Kashmiri Journalists Continue To Suffer Under Internet Restrictions

Journalists are struggling to make ends meet, with Indian authorities filing police cases against social media users for using a VPN to circumvent the ban.

Journalists are struggling to make ends meet, with Indian authorities filing police cases against social media users for using a VPN to circumvent the ban.

Kashmir’s communication shutdown is having a crippling effect on ordinary Kashmiris. 

In August, Modi’s ruling Bharatiya Janata Party (BJP) revoked Article 370 and therefore removed the autonomous powers that the region had benefitted from since the article came into effect in 1949. 

The day before, the government implemented a shutdown on landline, mobile and internet services in Kashmir. Due to the internet shutdown, it has been reported that telecom companies have lost over 1.4 million subscribers in Kashmir. 

The government then eased the lockdown in January, restoring limited broadband and 2G services in certain areas. However, mobile internet and social media is still largely blocked, and locals are continuing to suffer from the restrictions.

Struggling journalists

Journalists are finding it difficult to maintain a livelihood amidst this blockade in Kashmir, highlighting the widespread suffering felt from the Indian government’s harsh sanctions. 

Muneeb ul Islam, a photojournalist in the region, is finding it impossible to make ends meet by pursuing his career. He had tried to use his own money to fund stories, but soon ran out of capital. He also tried to file his stories via a landline phone, by reading them aloud for someone to type it out on the other end. However, the cost of searching for hours to find a working landline for hours was not sustainable.
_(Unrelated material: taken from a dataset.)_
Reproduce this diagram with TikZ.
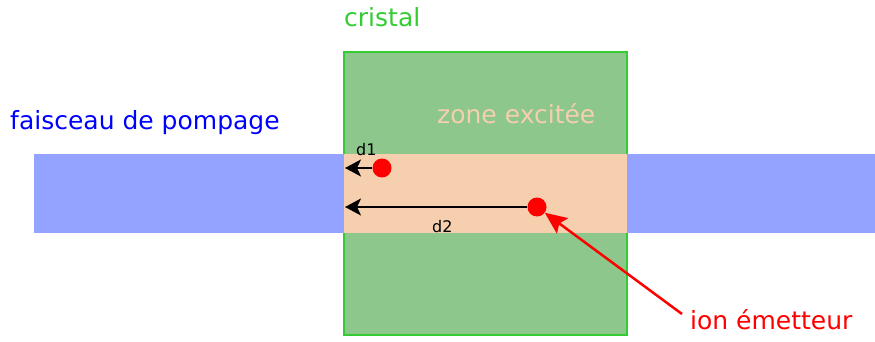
\documentclass[tikz,border=0pt]{standalone}
\usepackage{fontspec}
\setmainfont{DejaVu Sans}
\usetikzlibrary{arrows.meta}

\definecolor{vertfond}{HTML}{8DC78C}
\definecolor{vertbord}{HTML}{33CC33}
\definecolor{bleupompe}{HTML}{94A3FF}
\definecolor{peche}{HTML}{F5CFAE}

\tikzset{
  grandtexte/.style={anchor=base west, inner sep=0pt, font=\fontsize{25}{30}\selectfont},
  petittexte/.style={anchor=base west, inner sep=0pt, font=\fontsize{16}{19}\selectfont},
  ion/.style={circle, fill=red, inner sep=0pt, minimum size=19pt},
  fleched/.style={line width=2pt, -{Stealth[length=16pt, width=17pt, inset=4pt]}},
}

\begin{document}
\begin{tikzpicture}[x=1pt, y=-1pt]
    \useasboundingbox (0,0) rectangle (875,342);

    % cristal
    \node[draw=vertbord, fill=vertfond, line width=2.5pt, minimum width=283pt,
      minimum height=283pt, inner sep=0pt] (cristal) at (485.5,193.5) {};

    % faisceau de pompage et zone excitee
    \fill[bleupompe] (34,154) rectangle (875,233);
    \fill[peche] (344,154) rectangle (627,233);

    % textes
    \node[grandtexte, text=vertbord] (titrecristal) at (344,27) {cristal};
    \node[grandtexte, text=blue] (titrefaisceau) at (10,130) {faisceau de pompage};
    \node[grandtexte, text=peche] (titrezone) at (437,124) {zone excitée};
    \node[grandtexte, text=red] (titreion) at (690,329) {ion émetteur};

    % ions et distances au bord
    \node[ion] (ion1) at (382,168) {};
    \node[ion] (ion2) at (537,207) {};
    \coordinate (bord1) at (345,168);
    \coordinate (bord2) at (345,207);
    \draw[fleched] (ion1) -- (bord1);
    \draw[fleched] (ion2) -- (bord2);
    \node[petittexte] (d1) at (356,156) {d1};
    \node[petittexte] (d2) at (432,232) {d2};

    % fleche rouge
    \coordinate (queue) at (682,314);
    \draw[red, line width=2.5pt, -{Stealth[length=22pt, width=19pt, inset=4pt]}]
      (queue) -- (ion2);
  \end{tikzpicture}
\end{document}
Islam finally gave in and started work carrying bricks on a construction site for 500 rupees a day.

Other journalists have also been suffering. One reported that he now plans to work on a dairy farm, having quit journalism in August when the shutdown began. Another complained that he does not have enough money to pay for petrol for his motorcycle, let alone provide for his family.

Basheer Manzar, the editor of Kashmir Images, laments that his reporters are not able to file stories. His website is struggling, because most of his readers in Kashmir do not have access to the internet. He states plainly:

I know what is happening in New York through news on the TV, but I don’t know what’s happening in my hometown.”

Police case filed against VPN users

Furthermore, authorities in the region have filed a police case against social media users for using a virtual private network (VPN) to circumvent the ban. A VPN allows the user to route the internet through a private server, so that they can access websites which are locally blocked.

A first information report has been issued against certain anonymous users under the Unlawful Activities Prevention Act, or UAPA. The penalties under the Act can include jail time for months without bail.

The police have said that the FIR had been filed against those spreading “secessionist ideology and promoting unlawful activities”. 

Those users who had been using VPNs are rightly concerned at the news. Many have deleted the VPNs in response. Others have alleged that their phones have been checked by security forces to delete the servers from their phones.

However, others remain defiant. Adil Altaf, a 37 year old businessman, commented:

They go on blocking, I will go on shifting to other VPNs”.

As Kashmiris, both journalists and citizens, continue to suffer under the sanctions and lockdown tactics of the Indian government, it remains to be seen for how long Modi’s growing Hindu nationalist government will continue to move with impunity.